After the bucket-head experience, we boarded the boat for the ride back to Cairns, had some food and did more shots on the boat. We have wrapped our first Queensland segment. Today we are boarding the Mike Ball live-aboard boat to Osprey Reef for 5 days. It should be awesome!


Sunday, May 23, 2010

JBBW takes home the Emmy!

Last night was pretty exciting! The entire Blue World team attended the 2010 New England Emmy Awards because we were nominated for 3 categories. (Best Children's Program, Best Cinematography and Best Segment.) Of course we wanted to win all three :-) but we were thrilled to take home the Emmy Award for best segment! This is an adult category, proving that Jonathan Bird's Blue World is fun for the whole family! Check out a video of the acceptance speech.

Picture Captions:
1: The sign outside the event hall.

2: Julia, Jonathan and Christine before the reception.
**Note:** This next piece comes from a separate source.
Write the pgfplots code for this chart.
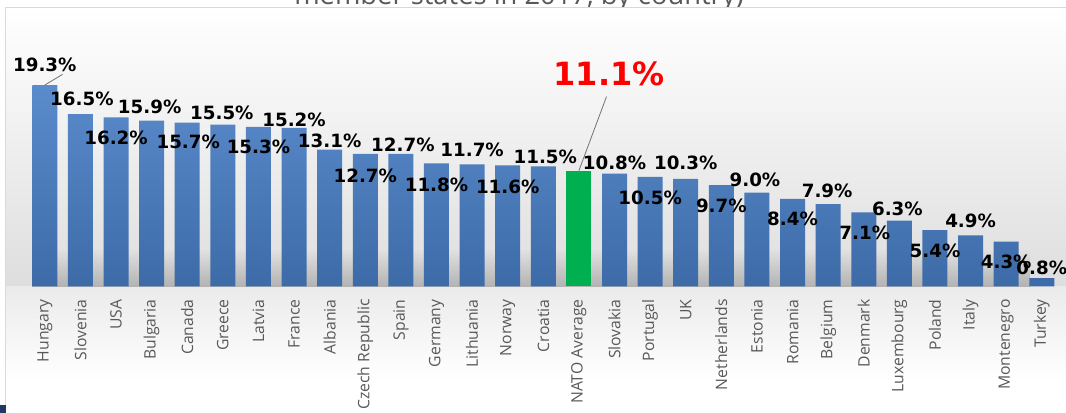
\documentclass[border=0pt]{standalone}
\usepackage{pgfplots}
\pgfplotsset{compat=1.18}
\usepackage{pgfplotstable}
\usepackage{fontspec}
\setmainfont{Open Sans}
\newfontfamily\vfont{DejaVu Sans}
\definecolor{barTop}{HTML}{5A8BCB}
\definecolor{barBot}{HTML}{3D6BA8}
\definecolor{natoGreen}{HTML}{00B050}
\definecolor{tickGray}{HTML}{595959}
\definecolor{frameGray}{HTML}{D9D9D9}
\definecolor{navy}{HTML}{1F3864}

% x = bar position, y = share in %, dx/dy = label offset from bar top (px)
\pgfplotstableread[col sep=comma]{
x,y,dx,dy
0,19.3,0,20
1,16.5,1.5,15
2,16.2,0,-20.6
3,15.9,-2,13.5
4,15.7,1,-19.4
5,15.5,-1,11.7
6,15.3,0,-20.2
7,15.2,0,7.8
8,13.1,0,8.7
9,12.7,0,-22
10,12.7,2,8.9
11,11.8,0,-21.7
12,11.7,0,14.4
13,11.6,0,-21.6
14,11.5,2,9.4
16,10.8,0,11.2
17,10.5,0,-20.6
18,10.3,0,16.5
19,9.7,0,-20.3
20,9.0,-2,12.5
21,8.4,0,-20.2
22,7.9,-1,13.5
23,7.1,1,-20.1
24,6.3,-2,11.7
25,5.4,0,-20.9
26,4.9,0,14.3
27,4.3,0,-20.1
28,0.8,0,10
}\countries
\pgfplotstableread[col sep=comma]{
x,y
15,11.1
}\nato

\begin{document}
\begin{tikzpicture}
% background, in pixels from the top left corner
\begin{scope}[shift={(0,309.75pt)}, x=0.75pt, y=-0.75pt]
  \node[anchor=base, text=tickGray, inner sep=0pt, font=\fontsize{20.5}{22}\selectfont] at (519,5) {member states in 2017, by country)};
  \shade[top color=white, bottom color=black!13] (5.5,8) rectangle (1070,286.5);
  \shade[top color=black!8, bottom color=white] (5.5,286.5) rectangle (1070,380);
  \fill[white] (5.5,380) rectangle (1070,420);
  \draw[frameGray, line width=0.75pt] (5.5,420) -- (5.5,8) -- (1070,8);
  \shade[top color=black!11, bottom color=black!30] (32,248) rectangle (1030,286.5);
  \fill[navy] (0,405) rectangle (6,413);
\end{scope}

\begin{axis}[
  at={(20.25pt,94.875pt)}, anchor=south west,
  scale only axis, width=774.45pt, height=156.6pt,
  xmin=-0.5, xmax=28.5, ymin=0, ymax=20,
  enlargelimits=false, clip=false,
  axis line style={draw=none},
  ytick=\empty,
  xtick={0,...,28},
  xticklabels={Hungary,Slovenia,USA,Bulgaria,Canada,Greece,Latvia,France,Albania,Czech Republic,Spain,Germany,Lithuania,Norway,Croatia,NATO Average,Slovakia,Portugal,UK,Netherlands,Estonia,Romania,Belgium,Denmark,Luxembourg,Poland,Italy,Montenegro,Turkey},
  major tick length=0pt,
  xticklabel style={rotate=90, anchor=east, inner sep=0pt, text=tickGray, font=\fontsize{11.8}{12}\selectfont},
  xticklabel shift=9.5pt,
  ybar, bar width=18.75pt, bar shift=0pt,
  /pgf/number format/assume math mode=true,
  point meta=y,
]
\addplot[draw=none, top color=barTop, bottom color=barBot, bar shift=0pt,
  visualization depends on={\thisrow{dy}*0.75 \as \dy},
  visualization depends on={\thisrow{dx}*0.75 \as \dx},
  nodes near coords={\pgfmathprintnumber[fixed,fixed zerofill,precision=1]{\pgfplotspointmeta}\%},
  nodes near coords style={anchor=center, xshift=\dx pt, yshift=\dy pt, inner sep=0pt,
    font=\vfont\bfseries\fontsize{13.7}{14}\selectfont, text=black},
] table[x=x, y=y] {\countries};
\addplot[draw=none, fill=natoGreen, bar shift=0pt,
  nodes near coords={\pgfmathprintnumber[fixed,fixed zerofill,precision=1]{\pgfplotspointmeta}\%},
  nodes near coords style={anchor=center, xshift=22.6pt, yshift=72.8pt, inner sep=0pt,
    font=\vfont\bfseries\fontsize{24}{26}\selectfont, text=red},
] table[x=x, y=y] {\nato};
\draw[black!55, line width=0.6pt] (axis cs:15,11.1) -- ++(20.7pt,55.5pt);
\draw[black!55, line width=0.6pt] (axis cs:0,19.3) -- ++(0,8pt);
\end{axis}
\pgfresetboundingbox
\useasboundingbox (0,0) rectangle (799.5pt,309.75pt);
\end{tikzpicture}
\end{document}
3: Pierre with his ticket.

4: Our entire team at the table (except Jonathan, holding the camera, as usual!) Clockwise from left: Candice Geers, Tim Geers, Mia Peluso, Linda Hurd, Kerry Hurd, Art Cohen, Pierre Séguin, Julia Cichowski, Christine Bird.

5: The team posing with their Emmys!

Wednesday, May 5, 2010

New webisode posted: Mangroves!

Mangroves might not seem like an exciting subject, like sharks or sea turtles, but they perform an important function in the ocean. Learn all about the importance of mangroves and the interesting ways these plants live half-submerged in sea water in this fun segment from season 2!


Friday, April 30, 2010

We return from the Bahamas...again!

After our trip to the northern Bahamas by live-aboard earlier in the month in search of hammerheads, we set out last week on a shoot to the Bahamian island of Andros, further south, in search of Blue Holes and Silky sharks at the AUTEC Buoy. The U.S. Navy's Atlantic Undersea Test and Evaluation Center (AUTEC) maintains several buoys anchored in 6,000+ feet of water in an area called the "Tongue of the Ocean" where they test sonar. These buoys, being isolated structures in a vast empty open ocean, almost always have fish around them. Sometimes sharks. Sport fishermen know these buoys as hot spots for Marlin, Wahoo, Mahi and tuna. They also know that sometimes it's hard to get a hooked fish to the boat because the sharks eat them. These particular sharks are Silky sharks--creatures of the open ocean. We wanted to do a segment on the AUTEC buoys and the marine life around them. Unfortunately, there were very few fish and no sharks at all on both days we had scheduled for the shoot. In technical terms, we were "skunked." (You can read a story about my adventures in the past at the AUTEC buoy here.)

Fortunately for us, the blue holes don't move like the sharks at the AUTEC Buoy, so they make pretty reliable subjects. Blue holes are ancient holes eroded into the limestone that look like craters. Some are above water and some were formed when the sea levels were lower (during the last ice age) and are now underwater. They are often openings to huge cave systems. We dove and explored a couple blue holes and their caves. The result will be a fantastic segment on the geology and chemistry of these amazing formations. And yes, they are super cool to dive! We had a blast with the filming!

We would like to offer a special thanks to Small Hope Bay Lodge for hosting us! What a wonderful place to visit. We left feeling like family. If you ever get a chance to go diving there, you will not regret it!

Captions for images:
1: "Cameraman Tim" using the old trash bag trick for shooting in the rain.
2: Jonathan on one of the AUTEC buoys.
3: Tim shooting
4: The Guardian blue hole from the surface.
5: The crew at the end of the shoot: Mia Peluso (Production manager), Tim Geers, and Jonathan.